• [REQUIRED WORK] Omit every picture and return the rest of the data unaltered.
__________________________________________________
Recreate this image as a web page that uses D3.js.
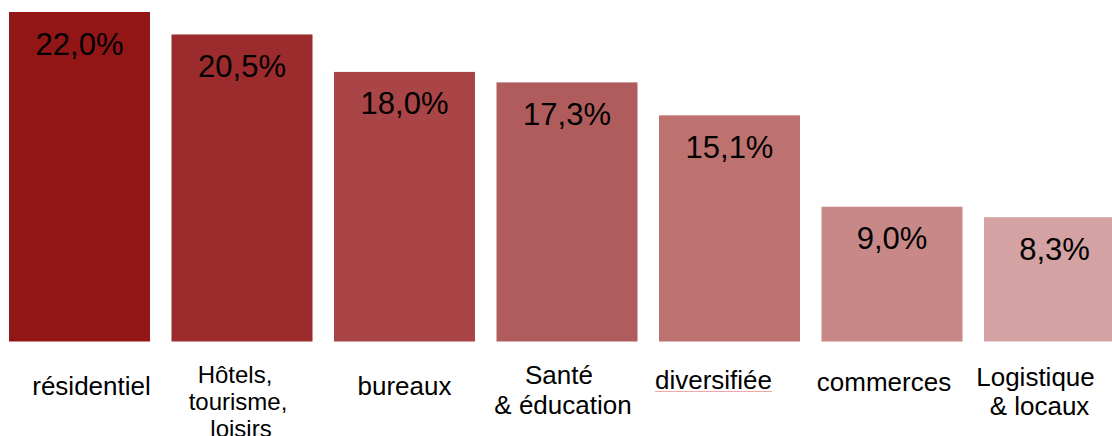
<!DOCTYPE html>
<html>
<head>
<meta charset="utf-8">
<script src="https://cdn.jsdelivr.net/npm/d3@7"></script>
<style>
  html, body { margin: 0; padding: 0; background: #fff; }
  svg { display: block; }
  text { font-family: "Liberation Sans", Arial, sans-serif; fill: #000; }
</style>
</head>
<body>
<svg id="chart" width="1112" height="436"></svg>
<script>
// ---- data ----
const categories = ["résidentiel", "Hôtels, tourisme, loisirs", "bureaux", "Santé & éducation", "diversifiée", "commerces", "Logistique & locaux"];
const labelLines = [["résidentiel"], ["Hôtels,", "tourisme,", "loisirs"], ["bureaux"], ["Santé", "& éducation"], ["diversifiée"], ["commerces"], ["Logistique", "& locaux"]];
const values = [22.0, 20.5, 18.0, 17.3, 15.1, 9.0, 8.3];
const valueLabels = ["22,0%", "20,5%", "18,0%", "17,3%", "15,1%", "9,0%", "8,3%"];

// ---- styling / layout (not data) ----
const colors = ["#921616", "#9c2b2d", "#a94546", "#b15c5c", "#bd7270", "#c98888", "#d4a2a2"];
const labelDx = [[12], [-7, -4, -1], [0], [-8, -4], [-16], [-8], [-19, -15]];
const labelY = [[394.5], [383, 410, 437], [394.5], [383.5], [389], [391], [386, 415]];
labelY[3].push(414);
const labelSize = [26, 24, 26, 26, 26, 26, 26];

const svg = d3.select("#chart");

const x = d3.scaleBand()
  .domain(categories)
  .range([9, 1125])
  .paddingInner(0.1323)
  .paddingOuter(0);

const y = d3.scaleLinear()
  .domain([0, 22])
  .range([341.5, 12]);

svg.selectAll("rect.bar")
  .data(values)
  .join("rect")
  .attr("class", "bar")
  .attr("x", (d, i) => x(categories[i]))
  .attr("width", x.bandwidth())
  .attr("y", d => y(d))
  .attr("height", d => y(0) - y(d))
  .attr("fill", (d, i) => colors[i]);

svg.selectAll("text.val")
  .data(values)
  .join("text")
  .attr("class", "val")
  .attr("x", (d, i) => x(categories[i]) + x.bandwidth() / 2)
  .attr("y", d => y(d) + 42.5)
  .attr("text-anchor", "middle")
  .style("font-size", "31px")
  .text((d, i) => valueLabels[i]);

const g = svg.selectAll("g.cat")
  .data(categories)
  .join("g")
  .attr("class", "cat");

g.each(function(c, i) {
  const cx = x(c) + x.bandwidth() / 2;
  const sel = d3.select(this);
  labelLines[i].forEach((line, j) => {
    const t = sel.append("text")
      .attr("x", cx + labelDx[i][j])
      .attr("y", labelY[i][j])
      .attr("text-anchor", "middle")
      .style("font-size", labelSize[i] + "px")
      .text(line);
    if (c === "diversifiée") {
      const bb = t.node().getBBox();
      sel.append("line")
        .attr("x1", bb.x)
        .attr("x2", bb.x + bb.width)
        .attr("y1", labelY[i][j] + 2.5)
        .attr("y2", labelY[i][j] + 2.5)
        .attr("stroke", "#f2a6a6")
        .attr("stroke-width", 1.2);
    }
  });
});
</script>
</body>
</html>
__________________________________________________
• [EXPECTED ANSWER]
Recreate this image as a web page that uses D3.js.
<!DOCTYPE html>
<html>
<head>
<meta charset="utf-8">
<script src="https://cdn.jsdelivr.net/npm/d3@7"></script>
<style>
  html, body { margin: 0; padding: 0; background: #fff; }
  svg { display: block; }
  text { font-family: "Liberation Sans", Arial, sans-serif; fill: #000; }
</style>
</head>
<body>
<svg id="chart" width="1112" height="436"></svg>
<script>
// ---- data ----
const categories = ["résidentiel", "Hôtels, tourisme, loisirs", "bureaux", "Santé & éducation", "diversifiée", "commerces", "Logistique & locaux"];
const labelLines = [["résidentiel"], ["Hôtels,", "tourisme,", "loisirs"], ["bureaux"], ["Santé", "& éducation"], ["diversifiée"], ["commerces"], ["Logistique", "& locaux"]];
const values = [22.0, 20.5, 18.0, 17.3, 15.1, 9.0, 8.3];
const valueLabels = ["22,0%", "20,5%", "18,0%", "17,3%", "15,1%", "9,0%", "8,3%"];

// ---- styling / layout (not data) ----
const colors = ["#921616", "#9c2b2d", "#a94546", "#b15c5c", "#bd7270", "#c98888", "#d4a2a2"];
const labelDx = [[12], [-7, -4, -1], [0], [-8, -4], [-16], [-8], [-19, -15]];
const labelY = [[394.5], [383, 410, 437], [394.5], [383.5], [389], [391], [386, 415]];
labelY[3].push(414);
const labelSize = [26, 24, 26, 26, 26, 26, 26];

const svg = d3.select("#chart");

const x = d3.scaleBand()
  .domain(categories)
  .range([9, 1125])
  .paddingInner(0.1323)
  .paddingOuter(0);

const y = d3.scaleLinear()
  .domain([0, 22])
  .range([341.5, 12]);

svg.selectAll("rect.bar")
  .data(values)
  .join("rect")
  .attr("class", "bar")
  .attr("x", (d, i) => x(categories[i]))
  .attr("width", x.bandwidth())
  .attr("y", d => y(d))
  .attr("height", d => y(0) - y(d))
  .attr("fill", (d, i) => colors[i]);

svg.selectAll("text.val")
  .data(values)
  .join("text")
  .attr("class", "val")
  .attr("x", (d, i) => x(categories[i]) + x.bandwidth() / 2)
  .attr("y", d => y(d) + 42.5)
  .attr("text-anchor", "middle")
  .style("font-size", "31px")
  .text((d, i) => valueLabels[i]);

const g = svg.selectAll("g.cat")
  .data(categories)
  .join("g")
  .attr("class", "cat");

g.each(function(c, i) {
  const cx = x(c) + x.bandwidth() / 2;
  const sel = d3.select(this);
  labelLines[i].forEach((line, j) => {
    const t = sel.append("text")
      .attr("x", cx + labelDx[i][j])
      .attr("y", labelY[i][j])
      .attr("text-anchor", "middle")
      .style("font-size", labelSize[i] + "px")
      .text(line);
    if (c === "diversifiée") {
      const bb = t.node().getBBox();
      sel.append("line")
        .attr("x1", bb.x)
        .attr("x2", bb.x + bb.width)
        .attr("y1", labelY[i][j] + 2.5)
        .attr("y2", labelY[i][j] + 2.5)
        .attr("stroke", "#f2a6a6")
        .attr("stroke-width", 1.2);
    }
  });
});
</script>
</body>
</html>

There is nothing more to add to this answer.